» What you are asked to do
Retype, exactly as they stand, the lines from the start of the data to the line that contains "(0,0) rectangle (1103,569);", both ends included. Leave the pictures out.

» Material
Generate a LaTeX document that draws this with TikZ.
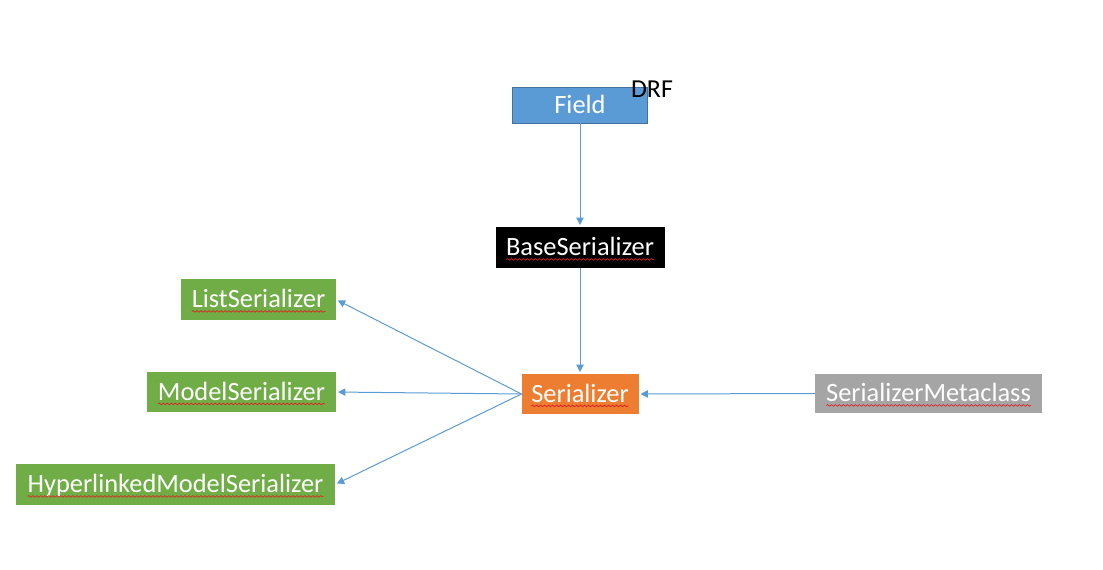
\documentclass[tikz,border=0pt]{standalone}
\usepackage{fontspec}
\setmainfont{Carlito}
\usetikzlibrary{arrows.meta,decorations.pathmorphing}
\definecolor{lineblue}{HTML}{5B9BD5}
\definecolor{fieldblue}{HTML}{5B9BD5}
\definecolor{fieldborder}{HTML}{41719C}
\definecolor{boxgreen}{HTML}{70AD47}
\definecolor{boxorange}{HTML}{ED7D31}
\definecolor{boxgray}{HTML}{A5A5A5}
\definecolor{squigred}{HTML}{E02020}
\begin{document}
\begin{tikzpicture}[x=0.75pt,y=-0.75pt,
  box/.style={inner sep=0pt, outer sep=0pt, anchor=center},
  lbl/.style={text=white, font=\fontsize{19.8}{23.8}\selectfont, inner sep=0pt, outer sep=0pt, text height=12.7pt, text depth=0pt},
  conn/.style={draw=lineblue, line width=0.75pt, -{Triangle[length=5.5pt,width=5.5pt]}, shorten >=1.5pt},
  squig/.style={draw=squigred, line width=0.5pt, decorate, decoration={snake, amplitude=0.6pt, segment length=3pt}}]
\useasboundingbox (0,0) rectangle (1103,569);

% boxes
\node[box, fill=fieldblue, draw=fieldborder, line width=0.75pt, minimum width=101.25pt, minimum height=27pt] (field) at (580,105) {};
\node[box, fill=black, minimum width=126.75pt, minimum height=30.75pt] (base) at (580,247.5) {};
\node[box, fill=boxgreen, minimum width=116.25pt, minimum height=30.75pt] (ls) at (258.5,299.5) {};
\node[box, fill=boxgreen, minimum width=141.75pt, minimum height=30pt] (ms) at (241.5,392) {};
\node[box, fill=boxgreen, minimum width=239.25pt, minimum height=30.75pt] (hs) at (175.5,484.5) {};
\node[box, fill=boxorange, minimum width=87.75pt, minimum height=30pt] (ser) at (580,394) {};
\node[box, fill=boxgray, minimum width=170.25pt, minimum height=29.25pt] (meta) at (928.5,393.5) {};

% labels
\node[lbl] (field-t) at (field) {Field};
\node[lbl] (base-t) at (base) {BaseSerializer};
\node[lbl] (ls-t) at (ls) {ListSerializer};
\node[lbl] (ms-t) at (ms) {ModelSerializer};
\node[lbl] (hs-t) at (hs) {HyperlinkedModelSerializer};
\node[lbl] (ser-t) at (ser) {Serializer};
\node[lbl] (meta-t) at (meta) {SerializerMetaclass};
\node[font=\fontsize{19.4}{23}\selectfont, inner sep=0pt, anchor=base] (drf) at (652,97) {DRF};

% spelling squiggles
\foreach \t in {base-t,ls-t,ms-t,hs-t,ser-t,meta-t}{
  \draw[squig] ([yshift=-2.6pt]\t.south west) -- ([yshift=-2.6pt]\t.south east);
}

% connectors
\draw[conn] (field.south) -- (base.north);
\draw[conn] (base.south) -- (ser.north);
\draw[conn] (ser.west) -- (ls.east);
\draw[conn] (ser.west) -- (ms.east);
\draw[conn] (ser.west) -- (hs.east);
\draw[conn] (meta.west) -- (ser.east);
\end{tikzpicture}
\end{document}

» Response
Generate a LaTeX document that draws this with TikZ.
\documentclass[tikz,border=0pt]{standalone}
\usepackage{fontspec}
\setmainfont{Carlito}
\usetikzlibrary{arrows.meta,decorations.pathmorphing}
\definecolor{lineblue}{HTML}{5B9BD5}
\definecolor{fieldblue}{HTML}{5B9BD5}
\definecolor{fieldborder}{HTML}{41719C}
\definecolor{boxgreen}{HTML}{70AD47}
\definecolor{boxorange}{HTML}{ED7D31}
\definecolor{boxgray}{HTML}{A5A5A5}
\definecolor{squigred}{HTML}{E02020}
\begin{document}
\begin{tikzpicture}[x=0.75pt,y=-0.75pt,
  box/.style={inner sep=0pt, outer sep=0pt, anchor=center},
  lbl/.style={text=white, font=\fontsize{19.8}{23.8}\selectfont, inner sep=0pt, outer sep=0pt, text height=12.7pt, text depth=0pt},
  conn/.style={draw=lineblue, line width=0.75pt, -{Triangle[length=5.5pt,width=5.5pt]}, shorten >=1.5pt},
  squig/.style={draw=squigred, line width=0.5pt, decorate, decoration={snake, amplitude=0.6pt, segment length=3pt}}]
\useasboundingbox (0,0) rectangle (1103,569);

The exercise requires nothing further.